Cognitive Dissonance, 2021

Cognitive Dissonance is a series that confronts the chilling ability of individuals to exist in a state of willful ignorance—to shut out the suffering of the world even as it rages around them. In a society where famine, apartheid, and war continue to scar humanity, this work exposes the psychological mechanisms that allow people to remain indifferent. The series dissects how, through cognitive dissonance, individuals can reconcile their everyday lives with their participation in, or passive acceptance of, systems of injustice.


The works in this series explore the fractured self—the disjunction between what individuals preach and what they do, between societal ideals and personal actions. At the heart of the series is the idea that people often have an internal narrative that shields them from the uncomfortable truths of the world. They preach justice, yet perpetuate inequality. They speak of peace, yet fuel war. They speak of compassion, yet ignore the suffering of the marginalized. The dissonance created between belief and behavior becomes so overwhelming that it must be silenced, erased, or justified.


This internal conflict is echoed in Jungian terms—the shadow self. Jung believed that the parts of our psyche we refuse to acknowledge or confront—whether out of fear, guilt, or shame—become projections onto others. In the case of cognitive dissonance, the shadow manifests as the invisible suffering endured by the oppressed, which those in power continue to ignore. The inability or unwillingness to face this shadow fosters a deeper societal dysfunction, where people, rather than confronting their complicity, turn their gaze away from the pain they perpetuate.


The images in Cognitive Dissonance use distortion and fragmentation to mirror the fragmented psyche of modern society. The figures—sometimes clean-cut and polished, other times cracked or blurred—reflect this tension between internal morality and external action. The stark contradictions between the pristine and the broken illustrate how conscious awareness of suffering is often intentionally blocked out to preserve a narrative of comfort, security, or denial.


The cruelty with which society treats its most vulnerable members—the poor, the disenfranchised, the dispossessed—is laid bare. The act of spitting on the poor becomes a symbol of this active denial, as it is an outward manifestation of the refusal to acknowledge the humanity of others. The series forces viewers to look at the faces of suffering that they would rather ignore, exposing the psychic cost of privilege, and the moral cost of inaction.

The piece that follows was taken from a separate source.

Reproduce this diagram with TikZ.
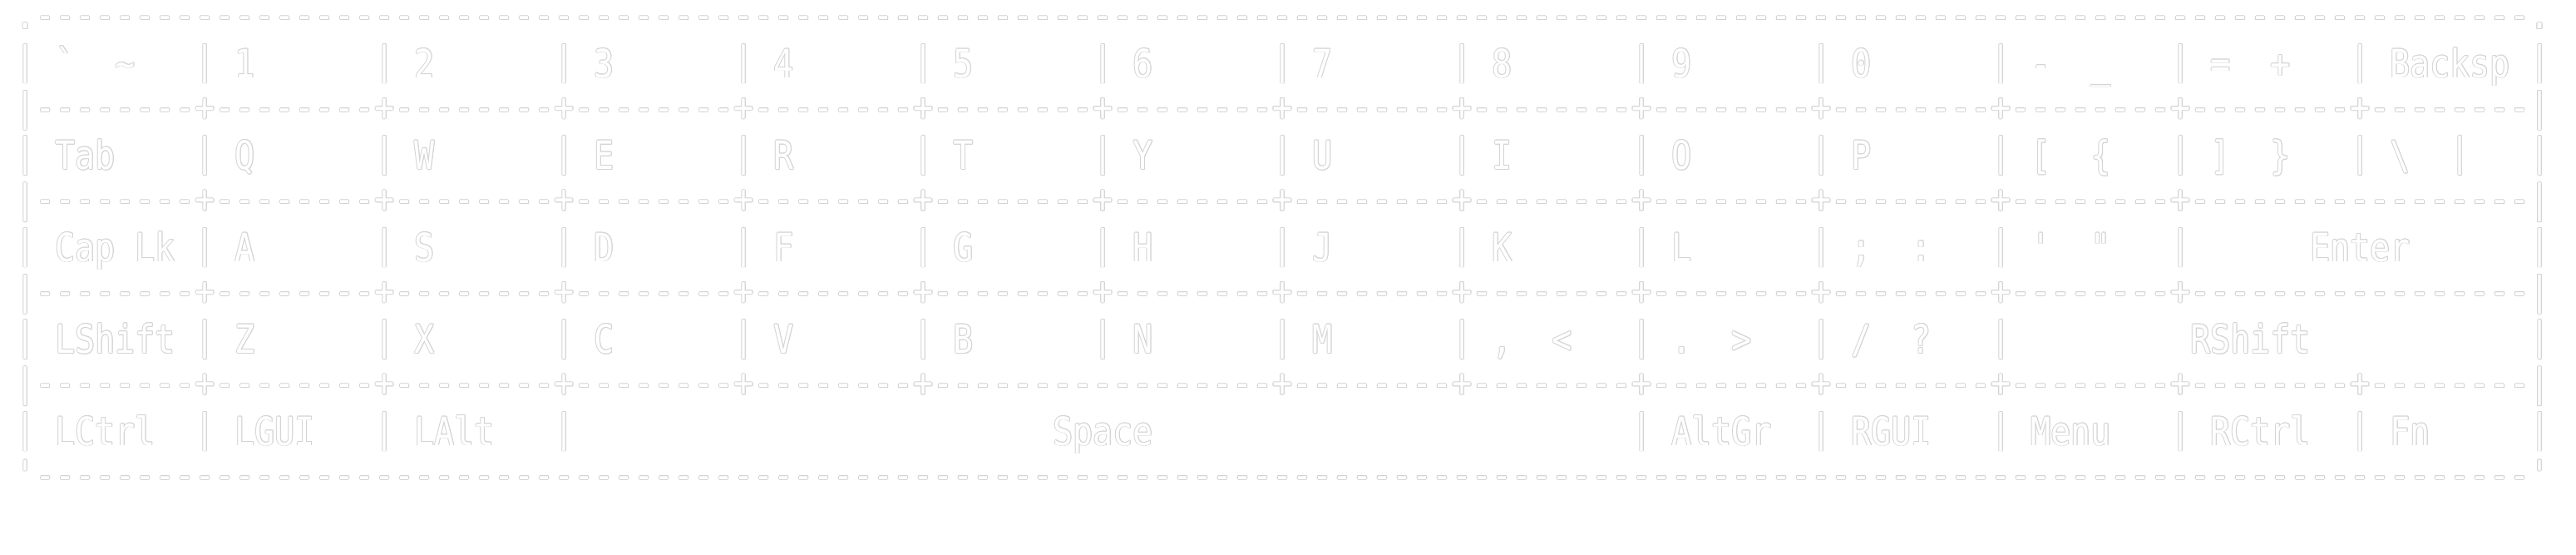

In Cognitive Dissonance, there is no easy redemption. The works are not meant to provide answers but to provoke self-reflection about the cognitive dissonance that enables social injustices to persist unchecked. In confronting the shadow—the dissonance between who we believe ourselves to be and the uncomfortable truths we try to avoid—the viewer is asked not for resolution, but for recognition.


Jung’s idea of individuation—becoming whole by confronting and integrating the shadow—underpins this series. Cognitive Dissonance suggests that true social change begins with this confrontation—both individually and collectively—acknowledging the ways in which our actions perpetuate inequality, and daring to bridge the gap between belief and behavior.